— start Material —
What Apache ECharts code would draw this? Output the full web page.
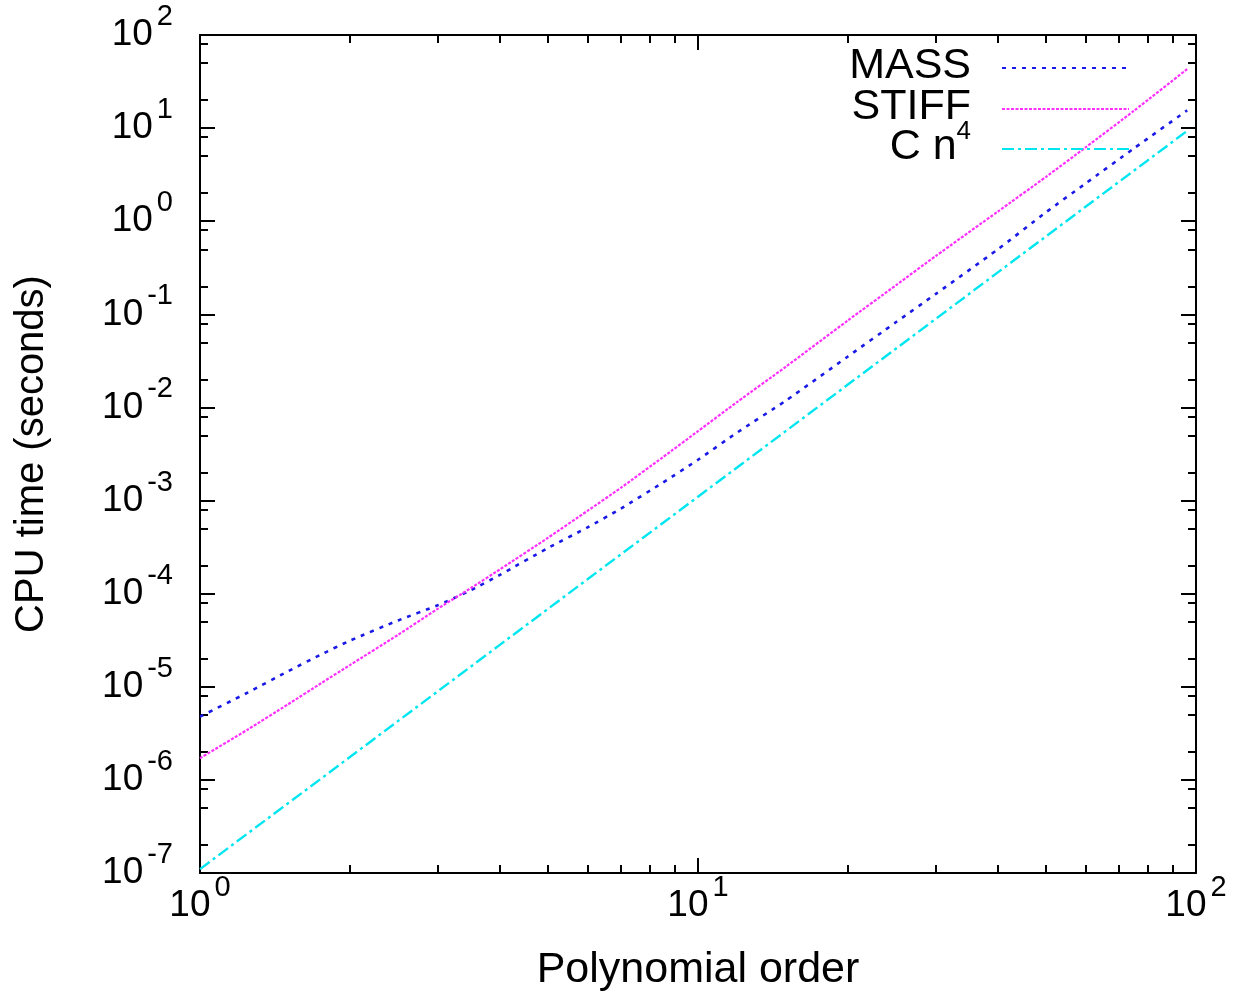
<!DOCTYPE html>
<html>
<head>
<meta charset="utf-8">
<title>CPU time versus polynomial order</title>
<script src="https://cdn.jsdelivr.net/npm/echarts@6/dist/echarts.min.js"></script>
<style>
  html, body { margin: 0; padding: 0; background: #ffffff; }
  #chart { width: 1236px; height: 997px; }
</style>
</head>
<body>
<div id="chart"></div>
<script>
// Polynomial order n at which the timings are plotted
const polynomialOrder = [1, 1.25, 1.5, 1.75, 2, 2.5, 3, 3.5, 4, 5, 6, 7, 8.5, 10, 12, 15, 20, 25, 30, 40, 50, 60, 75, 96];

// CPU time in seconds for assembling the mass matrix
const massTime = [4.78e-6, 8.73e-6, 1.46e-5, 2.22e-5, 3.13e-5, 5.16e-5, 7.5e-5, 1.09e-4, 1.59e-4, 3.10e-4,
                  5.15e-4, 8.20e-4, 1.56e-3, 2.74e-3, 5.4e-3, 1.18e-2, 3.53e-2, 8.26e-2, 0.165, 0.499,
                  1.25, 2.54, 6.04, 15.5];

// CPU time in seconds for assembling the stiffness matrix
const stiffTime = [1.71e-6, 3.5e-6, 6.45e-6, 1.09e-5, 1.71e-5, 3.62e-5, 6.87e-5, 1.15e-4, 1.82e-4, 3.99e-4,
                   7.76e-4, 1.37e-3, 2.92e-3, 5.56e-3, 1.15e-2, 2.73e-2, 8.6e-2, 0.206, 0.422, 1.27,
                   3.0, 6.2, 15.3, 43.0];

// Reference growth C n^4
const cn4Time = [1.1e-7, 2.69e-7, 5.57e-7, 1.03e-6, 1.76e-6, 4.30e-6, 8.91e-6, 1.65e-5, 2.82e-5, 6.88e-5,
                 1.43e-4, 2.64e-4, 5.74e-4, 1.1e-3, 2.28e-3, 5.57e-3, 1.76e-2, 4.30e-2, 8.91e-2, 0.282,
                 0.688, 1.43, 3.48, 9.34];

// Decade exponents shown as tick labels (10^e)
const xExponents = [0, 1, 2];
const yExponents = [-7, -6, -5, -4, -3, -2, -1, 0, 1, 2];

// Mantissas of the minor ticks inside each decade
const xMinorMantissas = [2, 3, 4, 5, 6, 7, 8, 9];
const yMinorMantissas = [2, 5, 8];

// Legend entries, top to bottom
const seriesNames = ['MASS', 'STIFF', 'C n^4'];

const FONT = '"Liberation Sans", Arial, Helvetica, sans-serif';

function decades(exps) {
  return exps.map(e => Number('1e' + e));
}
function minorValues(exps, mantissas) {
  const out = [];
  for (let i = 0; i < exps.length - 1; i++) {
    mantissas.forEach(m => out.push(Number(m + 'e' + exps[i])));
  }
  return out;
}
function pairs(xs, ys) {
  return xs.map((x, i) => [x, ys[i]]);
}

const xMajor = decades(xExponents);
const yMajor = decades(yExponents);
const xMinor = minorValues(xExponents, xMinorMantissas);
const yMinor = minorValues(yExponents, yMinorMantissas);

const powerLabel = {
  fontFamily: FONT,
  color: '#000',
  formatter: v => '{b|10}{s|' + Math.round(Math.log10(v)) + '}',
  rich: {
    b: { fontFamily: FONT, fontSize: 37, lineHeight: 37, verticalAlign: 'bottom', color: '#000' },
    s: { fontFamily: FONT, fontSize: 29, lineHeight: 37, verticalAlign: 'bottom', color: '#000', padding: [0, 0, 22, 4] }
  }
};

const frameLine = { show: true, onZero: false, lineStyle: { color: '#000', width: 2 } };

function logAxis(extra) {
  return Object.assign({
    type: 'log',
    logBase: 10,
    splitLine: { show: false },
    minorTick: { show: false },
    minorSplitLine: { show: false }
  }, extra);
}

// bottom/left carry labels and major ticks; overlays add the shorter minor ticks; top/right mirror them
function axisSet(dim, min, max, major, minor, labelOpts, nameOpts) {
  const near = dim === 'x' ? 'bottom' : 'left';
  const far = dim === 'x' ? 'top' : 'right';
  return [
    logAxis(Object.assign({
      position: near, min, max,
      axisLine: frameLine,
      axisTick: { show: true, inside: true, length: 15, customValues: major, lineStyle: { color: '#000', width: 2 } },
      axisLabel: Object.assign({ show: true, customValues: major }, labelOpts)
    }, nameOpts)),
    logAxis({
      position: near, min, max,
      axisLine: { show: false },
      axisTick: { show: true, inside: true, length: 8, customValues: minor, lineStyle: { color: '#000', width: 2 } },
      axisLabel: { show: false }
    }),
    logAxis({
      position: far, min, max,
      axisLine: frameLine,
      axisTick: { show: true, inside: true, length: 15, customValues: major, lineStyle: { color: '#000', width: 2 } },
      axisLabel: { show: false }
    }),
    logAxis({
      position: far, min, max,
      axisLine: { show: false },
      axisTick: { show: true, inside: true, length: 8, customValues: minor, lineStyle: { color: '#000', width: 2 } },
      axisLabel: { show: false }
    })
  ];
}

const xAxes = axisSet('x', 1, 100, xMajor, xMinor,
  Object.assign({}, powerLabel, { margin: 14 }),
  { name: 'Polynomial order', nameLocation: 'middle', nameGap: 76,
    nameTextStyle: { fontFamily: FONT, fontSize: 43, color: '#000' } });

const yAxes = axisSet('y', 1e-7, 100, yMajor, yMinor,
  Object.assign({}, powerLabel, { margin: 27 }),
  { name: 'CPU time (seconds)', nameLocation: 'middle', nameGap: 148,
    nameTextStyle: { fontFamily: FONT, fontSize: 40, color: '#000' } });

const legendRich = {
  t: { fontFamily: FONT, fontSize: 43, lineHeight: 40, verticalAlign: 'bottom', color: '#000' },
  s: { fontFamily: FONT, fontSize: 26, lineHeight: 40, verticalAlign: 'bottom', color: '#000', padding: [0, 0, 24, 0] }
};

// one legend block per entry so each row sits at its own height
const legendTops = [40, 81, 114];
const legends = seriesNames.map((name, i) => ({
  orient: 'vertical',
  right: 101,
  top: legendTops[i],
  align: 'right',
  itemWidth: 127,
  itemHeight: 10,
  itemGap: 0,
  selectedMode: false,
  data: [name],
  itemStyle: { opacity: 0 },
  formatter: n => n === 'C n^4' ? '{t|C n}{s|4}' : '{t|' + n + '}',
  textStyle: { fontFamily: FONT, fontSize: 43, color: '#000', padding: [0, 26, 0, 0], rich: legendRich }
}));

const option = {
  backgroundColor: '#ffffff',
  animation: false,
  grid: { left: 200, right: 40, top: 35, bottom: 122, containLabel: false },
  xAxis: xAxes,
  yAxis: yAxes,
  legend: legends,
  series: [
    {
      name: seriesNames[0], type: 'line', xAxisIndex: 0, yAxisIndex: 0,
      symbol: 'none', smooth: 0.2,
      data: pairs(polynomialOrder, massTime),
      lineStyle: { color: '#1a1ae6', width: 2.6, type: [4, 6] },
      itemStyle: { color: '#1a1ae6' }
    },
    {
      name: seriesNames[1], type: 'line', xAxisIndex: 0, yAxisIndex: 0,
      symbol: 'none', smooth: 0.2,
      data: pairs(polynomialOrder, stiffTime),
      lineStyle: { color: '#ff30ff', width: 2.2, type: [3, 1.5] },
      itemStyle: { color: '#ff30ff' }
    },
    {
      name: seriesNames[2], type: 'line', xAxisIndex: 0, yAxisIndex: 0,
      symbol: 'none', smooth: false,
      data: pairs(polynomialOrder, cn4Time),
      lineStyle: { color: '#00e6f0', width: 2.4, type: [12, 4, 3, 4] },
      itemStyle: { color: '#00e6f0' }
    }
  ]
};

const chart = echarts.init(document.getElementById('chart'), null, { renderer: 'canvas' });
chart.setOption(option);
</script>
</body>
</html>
— end Material —
**Task requirements**
Every line of the material is to be quoted exactly, with no pictures carried over.

**Worked solution**
What Apache ECharts code would draw this? Output the full web page.
<!DOCTYPE html>
<html>
<head>
<meta charset="utf-8">
<title>CPU time versus polynomial order</title>
<script src="https://cdn.jsdelivr.net/npm/echarts@6/dist/echarts.min.js"></script>
<style>
  html, body { margin: 0; padding: 0; background: #ffffff; }
  #chart { width: 1236px; height: 997px; }
</style>
</head>
<body>
<div id="chart"></div>
<script>
// Polynomial order n at which the timings are plotted
const polynomialOrder = [1, 1.25, 1.5, 1.75, 2, 2.5, 3, 3.5, 4, 5, 6, 7, 8.5, 10, 12, 15, 20, 25, 30, 40, 50, 60, 75, 96];

// CPU time in seconds for assembling the mass matrix
const massTime = [4.78e-6, 8.73e-6, 1.46e-5, 2.22e-5, 3.13e-5, 5.16e-5, 7.5e-5, 1.09e-4, 1.59e-4, 3.10e-4,
                  5.15e-4, 8.20e-4, 1.56e-3, 2.74e-3, 5.4e-3, 1.18e-2, 3.53e-2, 8.26e-2, 0.165, 0.499,
                  1.25, 2.54, 6.04, 15.5];

// CPU time in seconds for assembling the stiffness matrix
const stiffTime = [1.71e-6, 3.5e-6, 6.45e-6, 1.09e-5, 1.71e-5, 3.62e-5, 6.87e-5, 1.15e-4, 1.82e-4, 3.99e-4,
                   7.76e-4, 1.37e-3, 2.92e-3, 5.56e-3, 1.15e-2, 2.73e-2, 8.6e-2, 0.206, 0.422, 1.27,
                   3.0, 6.2, 15.3, 43.0];

// Reference growth C n^4
const cn4Time = [1.1e-7, 2.69e-7, 5.57e-7, 1.03e-6, 1.76e-6, 4.30e-6, 8.91e-6, 1.65e-5, 2.82e-5, 6.88e-5,
                 1.43e-4, 2.64e-4, 5.74e-4, 1.1e-3, 2.28e-3, 5.57e-3, 1.76e-2, 4.30e-2, 8.91e-2, 0.282,
                 0.688, 1.43, 3.48, 9.34];

// Decade exponents shown as tick labels (10^e)
const xExponents = [0, 1, 2];
const yExponents = [-7, -6, -5, -4, -3, -2, -1, 0, 1, 2];

// Mantissas of the minor ticks inside each decade
const xMinorMantissas = [2, 3, 4, 5, 6, 7, 8, 9];
const yMinorMantissas = [2, 5, 8];

// Legend entries, top to bottom
const seriesNames = ['MASS', 'STIFF', 'C n^4'];

const FONT = '"Liberation Sans", Arial, Helvetica, sans-serif';

function decades(exps) {
  return exps.map(e => Number('1e' + e));
}
function minorValues(exps, mantissas) {
  const out = [];
  for (let i = 0; i < exps.length - 1; i++) {
    mantissas.forEach(m => out.push(Number(m + 'e' + exps[i])));
  }
  return out;
}
function pairs(xs, ys) {
  return xs.map((x, i) => [x, ys[i]]);
}

const xMajor = decades(xExponents);
const yMajor = decades(yExponents);
const xMinor = minorValues(xExponents, xMinorMantissas);
const yMinor = minorValues(yExponents, yMinorMantissas);

const powerLabel = {
  fontFamily: FONT,
  color: '#000',
  formatter: v => '{b|10}{s|' + Math.round(Math.log10(v)) + '}',
  rich: {
    b: { fontFamily: FONT, fontSize: 37, lineHeight: 37, verticalAlign: 'bottom', color: '#000' },
    s: { fontFamily: FONT, fontSize: 29, lineHeight: 37, verticalAlign: 'bottom', color: '#000', padding: [0, 0, 22, 4] }
  }
};

const frameLine = { show: true, onZero: false, lineStyle: { color: '#000', width: 2 } };

function logAxis(extra) {
  return Object.assign({
    type: 'log',
    logBase: 10,
    splitLine: { show: false },
    minorTick: { show: false },
    minorSplitLine: { show: false }
  }, extra);
}

// bottom/left carry labels and major ticks; overlays add the shorter minor ticks; top/right mirror them
function axisSet(dim, min, max, major, minor, labelOpts, nameOpts) {
  const near = dim === 'x' ? 'bottom' : 'left';
  const far = dim === 'x' ? 'top' : 'right';
  return [
    logAxis(Object.assign({
      position: near, min, max,
      axisLine: frameLine,
      axisTick: { show: true, inside: true, length: 15, customValues: major, lineStyle: { color: '#000', width: 2 } },
      axisLabel: Object.assign({ show: true, customValues: major }, labelOpts)
    }, nameOpts)),
    logAxis({
      position: near, min, max,
      axisLine: { show: false },
      axisTick: { show: true, inside: true, length: 8, customValues: minor, lineStyle: { color: '#000', width: 2 } },
      axisLabel: { show: false }
    }),
    logAxis({
      position: far, min, max,
      axisLine: frameLine,
      axisTick: { show: true, inside: true, length: 15, customValues: major, lineStyle: { color: '#000', width: 2 } },
      axisLabel: { show: false }
    }),
    logAxis({
      position: far, min, max,
      axisLine: { show: false },
      axisTick: { show: true, inside: true, length: 8, customValues: minor, lineStyle: { color: '#000', width: 2 } },
      axisLabel: { show: false }
    })
  ];
}

const xAxes = axisSet('x', 1, 100, xMajor, xMinor,
  Object.assign({}, powerLabel, { margin: 14 }),
  { name: 'Polynomial order', nameLocation: 'middle', nameGap: 76,
    nameTextStyle: { fontFamily: FONT, fontSize: 43, color: '#000' } });

const yAxes = axisSet('y', 1e-7, 100, yMajor, yMinor,
  Object.assign({}, powerLabel, { margin: 27 }),
  { name: 'CPU time (seconds)', nameLocation: 'middle', nameGap: 148,
    nameTextStyle: { fontFamily: FONT, fontSize: 40, color: '#000' } });

const legendRich = {
  t: { fontFamily: FONT, fontSize: 43, lineHeight: 40, verticalAlign: 'bottom', color: '#000' },
  s: { fontFamily: FONT, fontSize: 26, lineHeight: 40, verticalAlign: 'bottom', color: '#000', padding: [0, 0, 24, 0] }
};

// one legend block per entry so each row sits at its own height
const legendTops = [40, 81, 114];
const legends = seriesNames.map((name, i) => ({
  orient: 'vertical',
  right: 101,
  top: legendTops[i],
  align: 'right',
  itemWidth: 127,
  itemHeight: 10,
  itemGap: 0,
  selectedMode: false,
  data: [name],
  itemStyle: { opacity: 0 },
  formatter: n => n === 'C n^4' ? '{t|C n}{s|4}' : '{t|' + n + '}',
  textStyle: { fontFamily: FONT, fontSize: 43, color: '#000', padding: [0, 26, 0, 0], rich: legendRich }
}));

const option = {
  backgroundColor: '#ffffff',
  animation: false,
  grid: { left: 200, right: 40, top: 35, bottom: 122, containLabel: false },
  xAxis: xAxes,
  yAxis: yAxes,
  legend: legends,
  series: [
    {
      name: seriesNames[0], type: 'line', xAxisIndex: 0, yAxisIndex: 0,
      symbol: 'none', smooth: 0.2,
      data: pairs(polynomialOrder, massTime),
      lineStyle: { color: '#1a1ae6', width: 2.6, type: [4, 6] },
      itemStyle: { color: '#1a1ae6' }
    },
    {
      name: seriesNames[1], type: 'line', xAxisIndex: 0, yAxisIndex: 0,
      symbol: 'none', smooth: 0.2,
      data: pairs(polynomialOrder, stiffTime),
      lineStyle: { color: '#ff30ff', width: 2.2, type: [3, 1.5] },
      itemStyle: { color: '#ff30ff' }
    },
    {
      name: seriesNames[2], type: 'line', xAxisIndex: 0, yAxisIndex: 0,
      symbol: 'none', smooth: false,
      data: pairs(polynomialOrder, cn4Time),
      lineStyle: { color: '#00e6f0', width: 2.4, type: [12, 4, 3, 4] },
      itemStyle: { color: '#00e6f0' }
    }
  ]
};

const chart = echarts.init(document.getElementById('chart'), null, { renderer: 'canvas' });
chart.setOption(option);
</script>
</body>
</html>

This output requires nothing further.